Data extract.
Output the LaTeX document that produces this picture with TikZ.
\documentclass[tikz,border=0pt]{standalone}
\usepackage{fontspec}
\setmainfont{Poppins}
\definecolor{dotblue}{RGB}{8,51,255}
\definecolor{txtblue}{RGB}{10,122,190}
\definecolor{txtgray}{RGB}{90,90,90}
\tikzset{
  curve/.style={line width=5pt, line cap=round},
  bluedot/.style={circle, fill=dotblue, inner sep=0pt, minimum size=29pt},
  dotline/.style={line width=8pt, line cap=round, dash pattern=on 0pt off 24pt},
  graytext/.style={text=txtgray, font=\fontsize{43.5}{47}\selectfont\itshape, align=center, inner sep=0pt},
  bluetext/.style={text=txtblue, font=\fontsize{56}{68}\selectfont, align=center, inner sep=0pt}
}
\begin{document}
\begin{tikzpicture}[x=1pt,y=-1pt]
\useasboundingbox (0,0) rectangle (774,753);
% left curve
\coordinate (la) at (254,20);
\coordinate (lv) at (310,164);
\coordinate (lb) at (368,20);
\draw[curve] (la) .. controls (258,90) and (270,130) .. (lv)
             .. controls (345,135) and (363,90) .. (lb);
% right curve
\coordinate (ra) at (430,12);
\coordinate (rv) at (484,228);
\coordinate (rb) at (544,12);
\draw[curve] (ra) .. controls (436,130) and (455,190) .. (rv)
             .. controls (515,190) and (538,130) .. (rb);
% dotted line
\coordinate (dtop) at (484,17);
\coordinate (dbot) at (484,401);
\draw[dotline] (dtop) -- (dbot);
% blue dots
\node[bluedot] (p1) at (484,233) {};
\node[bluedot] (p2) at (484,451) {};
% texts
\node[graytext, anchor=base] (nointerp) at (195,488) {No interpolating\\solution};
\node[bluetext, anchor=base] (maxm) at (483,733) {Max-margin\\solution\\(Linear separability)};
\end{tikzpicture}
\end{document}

What is required. Print the listing above in its entirety, with every line exact.

Response.
Output the LaTeX document that produces this picture with TikZ.
\documentclass[tikz,border=0pt]{standalone}
\usepackage{fontspec}
\setmainfont{Poppins}
\definecolor{dotblue}{RGB}{8,51,255}
\definecolor{txtblue}{RGB}{10,122,190}
\definecolor{txtgray}{RGB}{90,90,90}
\tikzset{
  curve/.style={line width=5pt, line cap=round},
  bluedot/.style={circle, fill=dotblue, inner sep=0pt, minimum size=29pt},
  dotline/.style={line width=8pt, line cap=round, dash pattern=on 0pt off 24pt},
  graytext/.style={text=txtgray, font=\fontsize{43.5}{47}\selectfont\itshape, align=center, inner sep=0pt},
  bluetext/.style={text=txtblue, font=\fontsize{56}{68}\selectfont, align=center, inner sep=0pt}
}
\begin{document}
\begin{tikzpicture}[x=1pt,y=-1pt]
\useasboundingbox (0,0) rectangle (774,753);
% left curve
\coordinate (la) at (254,20);
\coordinate (lv) at (310,164);
\coordinate (lb) at (368,20);
\draw[curve] (la) .. controls (258,90) and (270,130) .. (lv)
             .. controls (345,135) and (363,90) .. (lb);
% right curve
\coordinate (ra) at (430,12);
\coordinate (rv) at (484,228);
\coordinate (rb) at (544,12);
\draw[curve] (ra) .. controls (436,130) and (455,190) .. (rv)
             .. controls (515,190) and (538,130) .. (rb);
% dotted line
\coordinate (dtop) at (484,17);
\coordinate (dbot) at (484,401);
\draw[dotline] (dtop) -- (dbot);
% blue dots
\node[bluedot] (p1) at (484,233) {};
\node[bluedot] (p2) at (484,451) {};
% texts
\node[graytext, anchor=base] (nointerp) at (195,488) {No interpolating\\solution};
\node[bluetext, anchor=base] (maxm) at (483,733) {Max-margin\\solution\\(Linear separability)};
\end{tikzpicture}
\end{document}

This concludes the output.